Submitted by edbatista on Thu, 2005-11-10 15:22.

Esther Dyson's latest Release 1.0 piece (free registration required) is on the end of anonymity, and it implicitly recognizes that attention is its opposite:

The popular perception is that people want anonymity; in fact, it appears that most people crave recognition. Many young people want it so much that they join multiple networking sites, rate themselves and friends on various scales, and fill in online questionnaires and surveys. Even as individuals evince more and more concern about privacy and identity theft, they flood onto the Web as themselves, publishing blogs, posting photos, contributing reviews, and revealing all (or so it seems) on dating sites.

In effect, people are trading anonymity for a voice. (emphasis added)

Esther's describing what the prescient Michael Goldhaber predicted in 1996:

Cyberspace is where the new kind of economy comes into its own. Like any economy the new one is based on what is both most desirable and ultimately most scarce, and now this is the attention that comes from other people...

Unlike the old matter-based wealth, the new wealth is nothing you can hope to put under lock and key. You get it by reaching out into the world.

Wealth therefore comes to you by expressing yourself fully. The best guarantee you have for attention going to you for what you do is living your life as openly as possible, expressing yourself as publicly as possible...

Also you accumulate attention through the full extent of your personality --everything that makes you distinctly you and not someone else...

As Esther notes, we've exchanged anonymity for a voice. As Michael makes clear, the whole purpose of having a voice is to be heard, to attract attention.

And what Steve Gillmor, Seth Goldstein and others have been saying is that what we pay attention to is an aspect of our voice. We are implicitly speaking through our attention gestures; we're saying, "This is important to me--it has meaning and relevance."

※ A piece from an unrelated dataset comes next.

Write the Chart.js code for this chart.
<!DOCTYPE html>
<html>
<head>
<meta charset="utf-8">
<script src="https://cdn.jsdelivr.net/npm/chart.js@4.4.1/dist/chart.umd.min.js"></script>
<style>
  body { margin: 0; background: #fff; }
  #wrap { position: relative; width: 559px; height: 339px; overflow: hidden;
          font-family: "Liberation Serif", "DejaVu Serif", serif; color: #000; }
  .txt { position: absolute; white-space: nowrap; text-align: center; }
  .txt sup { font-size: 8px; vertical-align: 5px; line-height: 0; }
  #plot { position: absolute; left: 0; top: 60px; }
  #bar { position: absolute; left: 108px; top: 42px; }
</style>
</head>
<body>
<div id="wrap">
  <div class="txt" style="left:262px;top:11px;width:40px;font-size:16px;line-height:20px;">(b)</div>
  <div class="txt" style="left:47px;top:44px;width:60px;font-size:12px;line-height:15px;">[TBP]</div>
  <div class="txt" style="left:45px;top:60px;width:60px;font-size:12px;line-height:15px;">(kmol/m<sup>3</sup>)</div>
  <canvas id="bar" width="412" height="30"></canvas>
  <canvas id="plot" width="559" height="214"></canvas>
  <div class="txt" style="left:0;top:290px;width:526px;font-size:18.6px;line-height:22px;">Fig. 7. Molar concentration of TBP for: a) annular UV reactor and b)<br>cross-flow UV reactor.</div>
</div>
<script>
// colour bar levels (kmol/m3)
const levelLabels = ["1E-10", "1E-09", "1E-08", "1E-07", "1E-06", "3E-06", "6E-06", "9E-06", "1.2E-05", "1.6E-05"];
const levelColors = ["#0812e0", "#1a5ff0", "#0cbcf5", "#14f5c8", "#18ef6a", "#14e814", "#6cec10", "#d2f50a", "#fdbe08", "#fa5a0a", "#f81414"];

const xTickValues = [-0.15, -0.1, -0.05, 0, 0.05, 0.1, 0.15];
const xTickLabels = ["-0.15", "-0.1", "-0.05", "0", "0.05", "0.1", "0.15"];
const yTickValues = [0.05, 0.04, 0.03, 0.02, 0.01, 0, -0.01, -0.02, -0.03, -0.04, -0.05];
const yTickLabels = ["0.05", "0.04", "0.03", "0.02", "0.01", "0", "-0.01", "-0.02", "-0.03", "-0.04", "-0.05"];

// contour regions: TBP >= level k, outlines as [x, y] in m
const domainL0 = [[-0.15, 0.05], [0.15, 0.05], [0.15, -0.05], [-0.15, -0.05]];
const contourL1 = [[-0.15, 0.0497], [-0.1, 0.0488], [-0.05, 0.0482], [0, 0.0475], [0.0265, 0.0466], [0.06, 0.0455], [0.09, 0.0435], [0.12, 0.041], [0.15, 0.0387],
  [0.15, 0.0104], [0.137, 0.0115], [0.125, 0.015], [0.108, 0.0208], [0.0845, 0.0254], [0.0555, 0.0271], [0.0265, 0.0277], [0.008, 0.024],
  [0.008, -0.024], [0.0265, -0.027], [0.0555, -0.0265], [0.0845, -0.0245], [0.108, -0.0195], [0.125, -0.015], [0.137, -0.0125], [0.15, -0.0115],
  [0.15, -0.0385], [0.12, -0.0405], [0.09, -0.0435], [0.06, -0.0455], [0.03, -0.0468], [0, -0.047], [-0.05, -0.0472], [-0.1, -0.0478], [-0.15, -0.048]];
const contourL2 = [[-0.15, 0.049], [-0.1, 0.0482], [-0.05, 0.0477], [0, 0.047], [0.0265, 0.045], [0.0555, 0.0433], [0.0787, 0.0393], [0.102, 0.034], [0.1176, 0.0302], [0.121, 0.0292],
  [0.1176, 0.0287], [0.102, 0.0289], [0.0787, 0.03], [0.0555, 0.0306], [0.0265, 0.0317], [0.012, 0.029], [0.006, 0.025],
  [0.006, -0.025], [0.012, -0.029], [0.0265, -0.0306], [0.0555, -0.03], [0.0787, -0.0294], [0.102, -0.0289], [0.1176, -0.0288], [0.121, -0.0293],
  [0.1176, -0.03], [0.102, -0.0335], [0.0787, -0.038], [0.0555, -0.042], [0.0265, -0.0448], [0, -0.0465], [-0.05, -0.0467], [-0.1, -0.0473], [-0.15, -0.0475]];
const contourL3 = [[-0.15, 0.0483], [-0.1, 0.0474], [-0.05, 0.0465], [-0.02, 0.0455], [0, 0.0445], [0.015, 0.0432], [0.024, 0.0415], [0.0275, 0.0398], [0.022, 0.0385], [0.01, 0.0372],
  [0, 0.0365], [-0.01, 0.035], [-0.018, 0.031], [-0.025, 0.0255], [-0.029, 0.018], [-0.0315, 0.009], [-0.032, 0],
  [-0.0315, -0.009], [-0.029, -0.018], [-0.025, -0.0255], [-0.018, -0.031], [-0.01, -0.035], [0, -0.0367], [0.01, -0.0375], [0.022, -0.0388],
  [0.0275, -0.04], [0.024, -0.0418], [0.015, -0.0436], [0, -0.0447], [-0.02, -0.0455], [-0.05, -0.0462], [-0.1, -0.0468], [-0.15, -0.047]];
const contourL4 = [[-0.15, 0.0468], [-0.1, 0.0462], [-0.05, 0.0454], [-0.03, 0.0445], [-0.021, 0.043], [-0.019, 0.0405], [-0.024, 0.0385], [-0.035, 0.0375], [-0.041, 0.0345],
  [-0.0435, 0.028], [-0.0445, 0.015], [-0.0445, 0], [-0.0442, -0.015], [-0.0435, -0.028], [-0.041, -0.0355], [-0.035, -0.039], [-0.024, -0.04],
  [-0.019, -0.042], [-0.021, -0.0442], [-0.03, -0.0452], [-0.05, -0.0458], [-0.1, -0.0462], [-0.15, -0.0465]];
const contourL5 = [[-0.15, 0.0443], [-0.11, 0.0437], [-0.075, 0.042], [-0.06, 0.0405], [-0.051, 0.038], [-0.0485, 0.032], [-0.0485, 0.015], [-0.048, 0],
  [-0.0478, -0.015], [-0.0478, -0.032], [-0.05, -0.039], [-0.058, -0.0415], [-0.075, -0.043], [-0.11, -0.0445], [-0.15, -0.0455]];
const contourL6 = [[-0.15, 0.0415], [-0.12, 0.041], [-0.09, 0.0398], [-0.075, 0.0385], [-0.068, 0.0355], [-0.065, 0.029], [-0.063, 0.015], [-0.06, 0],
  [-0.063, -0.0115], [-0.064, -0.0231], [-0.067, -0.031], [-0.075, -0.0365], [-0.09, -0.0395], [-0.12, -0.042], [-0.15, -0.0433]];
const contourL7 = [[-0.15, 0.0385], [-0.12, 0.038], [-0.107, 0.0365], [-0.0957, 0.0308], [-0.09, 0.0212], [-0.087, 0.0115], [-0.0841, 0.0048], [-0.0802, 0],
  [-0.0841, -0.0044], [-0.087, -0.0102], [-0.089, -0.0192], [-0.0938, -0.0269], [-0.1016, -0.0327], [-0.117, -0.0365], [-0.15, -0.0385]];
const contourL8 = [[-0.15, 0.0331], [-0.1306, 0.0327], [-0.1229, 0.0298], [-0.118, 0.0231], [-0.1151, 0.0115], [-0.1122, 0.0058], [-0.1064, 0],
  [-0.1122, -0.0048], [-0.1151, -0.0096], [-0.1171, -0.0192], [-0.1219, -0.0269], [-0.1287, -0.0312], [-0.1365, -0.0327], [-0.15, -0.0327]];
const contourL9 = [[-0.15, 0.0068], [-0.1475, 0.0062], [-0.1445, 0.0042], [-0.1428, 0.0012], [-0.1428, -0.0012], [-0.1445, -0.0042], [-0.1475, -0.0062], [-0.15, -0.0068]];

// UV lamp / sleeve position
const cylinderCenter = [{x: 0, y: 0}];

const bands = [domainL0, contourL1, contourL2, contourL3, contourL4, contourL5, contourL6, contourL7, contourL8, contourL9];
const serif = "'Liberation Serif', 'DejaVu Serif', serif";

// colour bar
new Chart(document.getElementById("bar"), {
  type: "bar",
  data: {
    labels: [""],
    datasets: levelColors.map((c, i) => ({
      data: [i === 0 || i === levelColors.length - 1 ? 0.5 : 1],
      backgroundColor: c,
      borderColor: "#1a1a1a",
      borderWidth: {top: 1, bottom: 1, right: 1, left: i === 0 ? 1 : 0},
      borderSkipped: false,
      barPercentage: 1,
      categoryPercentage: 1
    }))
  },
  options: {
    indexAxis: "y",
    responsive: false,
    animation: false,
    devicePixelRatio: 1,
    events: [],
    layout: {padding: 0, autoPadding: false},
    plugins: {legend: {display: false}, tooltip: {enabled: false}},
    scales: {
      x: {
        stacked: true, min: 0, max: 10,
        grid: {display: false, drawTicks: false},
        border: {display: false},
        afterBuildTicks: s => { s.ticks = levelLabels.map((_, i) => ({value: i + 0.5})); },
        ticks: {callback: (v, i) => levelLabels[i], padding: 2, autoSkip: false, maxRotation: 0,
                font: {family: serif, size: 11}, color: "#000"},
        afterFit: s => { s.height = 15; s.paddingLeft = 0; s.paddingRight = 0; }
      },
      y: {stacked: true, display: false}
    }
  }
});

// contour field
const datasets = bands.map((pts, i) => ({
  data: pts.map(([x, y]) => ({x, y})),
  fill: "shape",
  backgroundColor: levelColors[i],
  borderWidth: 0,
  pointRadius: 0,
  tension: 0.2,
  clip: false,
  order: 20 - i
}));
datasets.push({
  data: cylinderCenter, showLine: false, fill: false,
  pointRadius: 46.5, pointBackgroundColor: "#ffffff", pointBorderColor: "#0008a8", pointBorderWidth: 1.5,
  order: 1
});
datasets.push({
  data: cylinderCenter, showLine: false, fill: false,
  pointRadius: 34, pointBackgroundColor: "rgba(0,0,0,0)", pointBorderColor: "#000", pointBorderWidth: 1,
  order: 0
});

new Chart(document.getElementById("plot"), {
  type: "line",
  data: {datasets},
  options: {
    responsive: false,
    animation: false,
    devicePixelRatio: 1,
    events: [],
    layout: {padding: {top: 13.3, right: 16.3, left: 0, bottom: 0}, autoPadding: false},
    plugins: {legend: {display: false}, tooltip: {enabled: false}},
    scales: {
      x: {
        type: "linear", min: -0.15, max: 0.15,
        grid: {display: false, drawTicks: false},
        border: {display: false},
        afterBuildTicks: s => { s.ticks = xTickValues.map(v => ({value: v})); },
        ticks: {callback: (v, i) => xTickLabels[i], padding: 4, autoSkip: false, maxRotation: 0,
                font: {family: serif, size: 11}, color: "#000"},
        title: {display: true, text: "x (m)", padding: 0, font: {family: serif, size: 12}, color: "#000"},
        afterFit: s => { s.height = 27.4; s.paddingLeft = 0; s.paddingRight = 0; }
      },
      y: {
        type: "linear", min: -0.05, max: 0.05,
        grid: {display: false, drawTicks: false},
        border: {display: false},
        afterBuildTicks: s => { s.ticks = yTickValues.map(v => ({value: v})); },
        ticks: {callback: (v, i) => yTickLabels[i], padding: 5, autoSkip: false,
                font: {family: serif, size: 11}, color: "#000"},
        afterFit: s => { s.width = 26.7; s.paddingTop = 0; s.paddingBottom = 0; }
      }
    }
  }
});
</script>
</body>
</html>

And now we can make those implicit statements public and visible. We can document our attention gestures with an Attention Recorder and share them with an attention service like Seth's Root Markets. The next step will be using services like Root to "speak" even more explicitly, using the language of our attention to tell our friends, other individuals, companies, institutions--the world--what matters to us, what we value.